Portrait Project


Tell me, what is it you plan to do with your one wild and precious life?

Debbie Rosenbaum

One of my earliest memories of my grandfather and great-grandfather is of their business banter — kvetching about los negocios — discussed in some hybrid of Spanish, English, and Yiddish. As a child, my family showed me that communication need not be obstructed by language barriers; for them, conversation flowed between, and in spite of, different dialects.

Born in Miami, I grew up in a bilingual city and a multi-language household. When my grandparents fled an anti-Semitic Europe before World War II, they settled in a small community in Bogot√°, Colombia where my father was born and raised. Subsequently, my family stressed the importance of cultural awareness, social tolerance, and mastery of another language.

But early on, I discovered that effective communication does not necessarily require verbal dialogue. In fact, I did not speak for the first time until I was two-and-a-half years old. (My parents like to joke that I have not stopped since then.) Couple my Hispanic culture with my Jewish background, and one better understands that for me, communication is about more than just words. It is interactive and dynamic, and usually combined with dramatic hand gestures and expressive body language.

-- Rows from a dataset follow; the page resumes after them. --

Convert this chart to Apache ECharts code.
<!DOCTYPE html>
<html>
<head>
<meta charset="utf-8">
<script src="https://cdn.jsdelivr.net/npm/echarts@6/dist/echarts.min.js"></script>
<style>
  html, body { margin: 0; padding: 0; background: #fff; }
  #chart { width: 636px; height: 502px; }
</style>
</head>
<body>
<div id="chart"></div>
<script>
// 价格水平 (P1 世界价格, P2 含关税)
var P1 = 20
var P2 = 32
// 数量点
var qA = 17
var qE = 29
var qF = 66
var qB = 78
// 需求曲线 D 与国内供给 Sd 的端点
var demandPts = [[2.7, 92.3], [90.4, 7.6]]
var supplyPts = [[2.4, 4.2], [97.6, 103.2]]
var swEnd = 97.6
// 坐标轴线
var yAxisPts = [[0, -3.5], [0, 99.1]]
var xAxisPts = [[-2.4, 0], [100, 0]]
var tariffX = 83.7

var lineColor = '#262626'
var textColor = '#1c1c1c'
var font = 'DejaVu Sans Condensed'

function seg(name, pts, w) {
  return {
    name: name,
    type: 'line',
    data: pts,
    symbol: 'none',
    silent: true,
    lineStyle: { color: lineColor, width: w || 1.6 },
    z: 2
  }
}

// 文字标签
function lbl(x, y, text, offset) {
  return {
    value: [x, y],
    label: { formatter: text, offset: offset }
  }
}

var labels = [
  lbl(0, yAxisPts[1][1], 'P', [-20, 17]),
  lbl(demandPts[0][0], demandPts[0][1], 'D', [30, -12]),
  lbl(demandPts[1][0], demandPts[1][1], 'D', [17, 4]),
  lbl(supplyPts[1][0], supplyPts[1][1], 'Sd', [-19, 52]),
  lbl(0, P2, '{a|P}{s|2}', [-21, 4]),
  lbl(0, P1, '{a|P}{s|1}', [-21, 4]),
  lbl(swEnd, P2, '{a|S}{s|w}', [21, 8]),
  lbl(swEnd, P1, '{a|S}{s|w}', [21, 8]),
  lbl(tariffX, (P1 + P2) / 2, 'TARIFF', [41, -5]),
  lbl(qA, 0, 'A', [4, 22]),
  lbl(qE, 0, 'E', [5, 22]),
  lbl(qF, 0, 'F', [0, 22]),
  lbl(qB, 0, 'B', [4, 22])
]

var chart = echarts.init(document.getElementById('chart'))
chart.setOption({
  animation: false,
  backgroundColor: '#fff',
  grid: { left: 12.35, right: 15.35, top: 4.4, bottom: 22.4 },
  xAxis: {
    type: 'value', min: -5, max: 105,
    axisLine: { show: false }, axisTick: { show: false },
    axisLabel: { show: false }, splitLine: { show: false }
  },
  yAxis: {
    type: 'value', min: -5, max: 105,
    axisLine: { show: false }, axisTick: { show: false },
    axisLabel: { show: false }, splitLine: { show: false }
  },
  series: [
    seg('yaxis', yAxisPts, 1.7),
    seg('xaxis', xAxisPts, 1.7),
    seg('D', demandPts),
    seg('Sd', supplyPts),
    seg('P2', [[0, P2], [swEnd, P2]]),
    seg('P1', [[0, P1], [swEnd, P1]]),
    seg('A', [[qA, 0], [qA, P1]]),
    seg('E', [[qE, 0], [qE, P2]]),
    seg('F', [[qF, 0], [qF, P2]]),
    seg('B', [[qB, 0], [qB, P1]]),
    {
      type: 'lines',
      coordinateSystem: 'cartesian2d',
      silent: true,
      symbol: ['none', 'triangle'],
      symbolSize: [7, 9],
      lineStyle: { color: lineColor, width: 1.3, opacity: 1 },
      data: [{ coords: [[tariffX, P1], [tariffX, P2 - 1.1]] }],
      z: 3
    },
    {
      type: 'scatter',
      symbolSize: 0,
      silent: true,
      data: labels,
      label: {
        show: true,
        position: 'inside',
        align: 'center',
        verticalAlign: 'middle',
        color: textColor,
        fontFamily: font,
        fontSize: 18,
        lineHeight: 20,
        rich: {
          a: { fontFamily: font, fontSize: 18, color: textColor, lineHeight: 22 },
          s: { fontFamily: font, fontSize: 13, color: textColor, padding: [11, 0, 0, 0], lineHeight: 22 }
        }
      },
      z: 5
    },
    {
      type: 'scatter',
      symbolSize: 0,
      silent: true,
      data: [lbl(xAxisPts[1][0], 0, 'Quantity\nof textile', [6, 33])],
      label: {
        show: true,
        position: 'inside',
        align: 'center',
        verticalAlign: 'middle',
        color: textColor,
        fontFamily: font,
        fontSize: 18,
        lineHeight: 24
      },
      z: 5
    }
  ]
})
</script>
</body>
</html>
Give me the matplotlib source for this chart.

Graduating from Harvard Business School and Harvard Law School, I am now building a career in communication. Leveraging the legal landscape of trademark and copyright, I aspire be at the intersection of law, business and language — and at the forefront in the new media arena. Although tomorrow's business banter will be transmitted across various media platforms, the basics I learned from my family still hold true no matter what language we are speaking.